Birds as dispersers of tree seeds

Dispersal is a key process in the restoration of any ecosystem. Within dune forests, frugivorous birds consume a wide range of fruit - some 59 percent of all dune forest trees are bird dispersed. Effective restoration management therefore depends on birds as agents of tree dispersal. Our research focuses on questions such as, which bird species disperse which tree species? Does the geographic distribution of a tree species, even on a small scale, depend on the movements of birds? To determine whether the distribution of tree species is related to the distribution of bird species, we record, both "ends" of tree dispersal, the consumption of fruit of some forest tree species by birds and the deposition of tree seed in their faeces.

Colonisation constraints of birds and trees

Eminent ecological theories dictate that landscape pattern influences colonisation and extinction dynamics and, therefore, determines biological diversity and species composition within a habitat patch. This is not just of theoretical importance, as habitat fragmentation continues to be a major threat to biological diversity. Since 1977, Richards Bay Minerals has been mining for minerals on the dunes to the north of Richards Bay Town. The mining process results in a mosaic of remnant forest, bare sand, commercial forestry, and regenerating indigenous forest. Restoration ecology addresses spatial and temporal influences on how plants and animals reach a disturbed site and survive there. Therefore, an understanding of the constraints to community assembly in a fragmentation metaphor is imperative. We are investigating the influence of the spatially and temporally changing landscape pattern of the mining lease area on colonisation and extinction dynamics in forest birds and trees and the consequences thereof for habitat restoration.

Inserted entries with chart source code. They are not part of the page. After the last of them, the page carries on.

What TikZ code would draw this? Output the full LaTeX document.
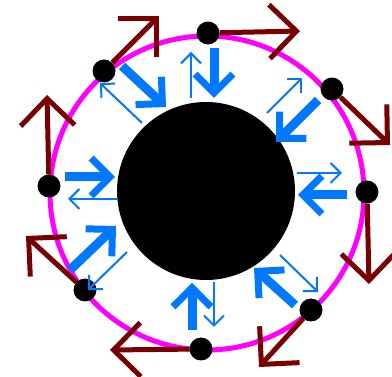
\documentclass[tikz,border=0pt]{standalone}
\usetikzlibrary{arrows.meta}
\definecolor{ringmag}{RGB}{255,0,255}
\definecolor{orbitred}{RGB}{120,0,0}
\definecolor{flowblue}{RGB}{0,120,255}
\begin{document}
\begin{tikzpicture}[x=1pt,y=-1pt,
  dot/.style={circle,fill=black,inner sep=0pt,minimum size=23pt},
  orbit/.style={draw=orbitred,line width=5pt,-{Straight Barb[length=27pt,width=54pt]}},
  inflow/.style={draw=flowblue,line width=9pt,-{Straight Barb[length=19pt,width=38pt,line width=7pt]}},
  outflow/.style={draw=flowblue,line width=2pt,-{Straight Barb[length=10pt,width=20pt]}}]
\path[use as bounding box] (0,0) rectangle (392,377);
% ring and hole
\node[circle,draw=ringmag,line width=5pt,minimum size=314pt,inner sep=0pt] (ring) at (207,193) {};
\node[circle,fill=black,minimum size=178pt,inner sep=0pt] (hole) at (206,191) {};
% dots on the ring
\node[dot] (d1) at (208,33) {};
\node[dot] (d2) at (332,89) {};
\node[dot] (d3) at (367,192) {};
\node[dot] (d4) at (311,310) {};
\node[dot] (d5) at (201,349) {};
\node[dot] (d6) at (85,290) {};
\node[dot] (d7) at (49,186) {};
\node[dot] (d8) at (104,71) {};
% red tangential arrows
\coordinate (r1) at (300,31);
\coordinate (r2) at (390,145);
\coordinate (r3) at (369,284);
\coordinate (r4) at (259,367);
\coordinate (r5) at (110,350);
\coordinate (r6) at (26,236);
\coordinate (r7) at (47,95);
\coordinate (r8) at (159,16);
\foreach \i in {1,...,8} {\draw[orbit] (d\i) -- (r\i);}
% blue arrows: thick inward, thin outward
\coordinate (ta1) at (214,48);  \coordinate (tb1) at (214,98);
\coordinate (sa1) at (191,98);  \coordinate (sb1) at (191,52);
\coordinate (ta2) at (122,66);  \coordinate (tb2) at (166,107);
\coordinate (sa2) at (142,123); \coordinate (sb2) at (100,83);
\coordinate (ta3) at (318,100); \coordinate (tb3) at (276,142);
\coordinate (sa3) at (267,113); \coordinate (sb3) at (302,78);
\coordinate (ta4) at (65,177);  \coordinate (tb4) at (115,177);
\coordinate (sa4) at (117,199); \coordinate (sb4) at (68,199);
\coordinate (ta5) at (347,195); \coordinate (tb5) at (298,195);
\coordinate (sa5) at (297,173); \coordinate (sb5) at (342,173);
\coordinate (ta6) at (70,270);  \coordinate (tb6) at (116,226);
\coordinate (sa6) at (127,252); \coordinate (sb6) at (88,290);
\coordinate (ta7) at (295,305); \coordinate (tb7) at (254,268);
\coordinate (sa7) at (280,255); \coordinate (sb7) at (318,292);
\coordinate (ta8) at (192,330); \coordinate (tb8) at (192,283);
\coordinate (sa8) at (214,282); \coordinate (sb8) at (214,327);
\foreach \i in {1,...,8} {
  \draw[inflow] (ta\i) -- (tb\i);
  \draw[outflow] (sa\i) -- (sb\i);
}
\end{tikzpicture}
\end{document}
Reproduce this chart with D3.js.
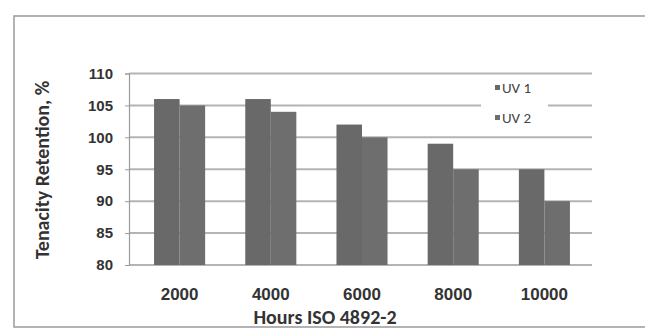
<!DOCTYPE html>
<html>
<head>
<meta charset="utf-8">
<script src="https://cdn.jsdelivr.net/npm/d3@7/dist/d3.min.js"></script>
<style>
  html, body { margin: 0; padding: 0; background: #ffffff; }
  svg { display: block; font-family: Carlito, "Liberation Sans", "DejaVu Sans", sans-serif; }
</style>
</head>
<body>
<svg id="chart" width="645" height="329"></svg>
<script>
// Exposure hours (category axis)
const hours = ["2000", "4000", "6000", "8000", "10000"];
// Tenacity retention (%) for each UV sample
const uv1 = [106, 106, 102, 99, 95];
const uv2 = [105, 104, 100, 95, 90];
const seriesNames = ["UV 1", "UV 2"];
const yTicks = [80, 85, 90, 95, 100, 105, 110];

const series = [
  { name: seriesNames[0], values: uv1, color: "#696969" },
  { name: seriesNames[1], values: uv2, color: "#6e6e6e" }
];

const svg = d3.select("#chart");
const W = 645;

// outer chart frame
svg.append("rect")
  .attr("x", 14).attr("y", 16)
  .attr("width", W + 20).attr("height", 311)
  .attr("fill", "#ffffff")
  .attr("stroke", "#a0a0a0").attr("stroke-width", 1.6);

const plot = { left: 129, right: 592, top: 73.5, bottom: 265 };

const x = d3.scaleBand()
  .domain(hours)
  .range([plot.left + 5, plot.right - 2])
  .paddingInner(0.44)
  .paddingOuter(0.22);

const x1 = d3.scaleBand()
  .domain(seriesNames)
  .range([0, x.bandwidth()]);

const y = d3.scaleLinear()
  .domain([80, 110])
  .range([plot.bottom, plot.top]);

// horizontal gridlines
svg.append("g")
  .selectAll("line")
  .data(yTicks)
  .join("line")
  .attr("x1", plot.left).attr("x2", plot.right)
  .attr("y1", d => y(d)).attr("y2", d => y(d))
  .attr("stroke", "#b4b4b4").attr("stroke-width", 2);

// y axis
const yAxis = svg.append("g")
  .attr("transform", `translate(${plot.left},0)`)
  .call(d3.axisLeft(y).tickValues(yTicks).tickSize(4).tickPadding(12));
yAxis.select(".domain").attr("stroke", "#9a9a9a").attr("stroke-width", 1.2);
yAxis.selectAll(".tick line").attr("stroke", "#9a9a9a");
yAxis.selectAll("text")
  .attr("fill", "#333").attr("font-size", 15).attr("font-weight", "bold");

// bars
const groups = svg.append("g")
  .selectAll("g")
  .data(series)
  .join("g")
  .attr("fill", d => d.color);

groups.selectAll("rect")
  .data(s => s.values.map((v, i) => ({ name: s.name, hour: hours[i], v })))
  .join("rect")
  .attr("x", d => x(d.hour) + x1(d.name))
  .attr("width", x1.bandwidth())
  .attr("y", d => y(d.v))
  .attr("height", d => y(80) - y(d.v));

// x axis labels
const xAxis = svg.append("g")
  .attr("transform", `translate(0,${plot.bottom})`)
  .call(d3.axisBottom(x).tickSize(0).tickPadding(23));
xAxis.select(".domain").remove();
xAxis.selectAll("text")
  .attr("fill", "#333").attr("font-size", 17).attr("font-weight", "bold");

// axis titles
svg.append("text")
  .attr("x", 325)
  .attr("y", 324)
  .attr("text-anchor", "middle")
  .attr("fill", "#333").attr("font-size", 20).attr("font-weight", "bold")
  .text("Hours ISO 4892-2");

svg.append("text")
  .attr("transform", `translate(49,170) rotate(-90)`)
  .attr("text-anchor", "middle")
  .attr("fill", "#333").attr("font-size", 20).attr("font-weight", "bold")
  .text("Tenacity Retention, %");

// legend
const legend = svg.append("g");
legend.append("rect")
  .attr("x", 481).attr("y", 77).attr("width", 67).attr("height", 56)
  .attr("fill", "#ffffff");
const item = legend.selectAll("g")
  .data(series)
  .join("g")
  .attr("transform", (d, i) => `translate(495,${88 + i * 30})`);
item.append("rect")
  .attr("x", 0).attr("y", -3).attr("width", 5).attr("height", 5)
  .attr("fill", d => d.color);
item.append("text")
  .attr("x", 7).attr("y", 0)
  .attr("dy", "0.35em")
  .attr("fill", "#444").attr("font-size", 15)
  .text(d => d.name);
</script>
</body>
</html>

Life history variables of local plant colonisation

Reproductive characters of plants, including seed type, seed size, reproductive strategy, age at first reproduction and phenology, play a role in determining species-specific dispersal distances, dispersal rates and dispersal frequencies. Together, these factors influence the likelihood of a species dispersing to a new habitat and are therefore important for the outcome of a restoration effort. In this study on coastal dune forest trees, we quantify the relationship between life history characteristics that are closely associated with dispersal and the pattern of colonization in new habitats.

Millipede colonisation constraints

Human-induced fragmentation of landscapes disrupts the spatial arrangement of habitats. This may reduce biodiversity and disturb ecological processes. Fragmentation of potential source habitat may also reduce species richness and inhibit colonisation of rehabilitating habitats, thereby disrupting restoration programmes that aim to recover disturbed areas. However, there is a lack of consensus on the consequences of fragmentation for species in the literature. Following island biogeography theory, we anticipate that a reduction in dune-forest fragment size and increased distance from continuous dune forest will reduce millipede species richness and abundance in fragments and patches of rehabilitating dune vegetation. We also expect that due to varying responses of species to fragmentation the millipede community composition in these fragments will differ from that in a continuous dune forest. We are currently investigating the distribution of millipede species across the RBM lease area, in remnant and intact coastal dune forest, as well as regenerating patches of various ages. This project will give us insight into the consequences of fragmentation for the rehabilitation and eventual restoration of the coastal dune forest millipede community.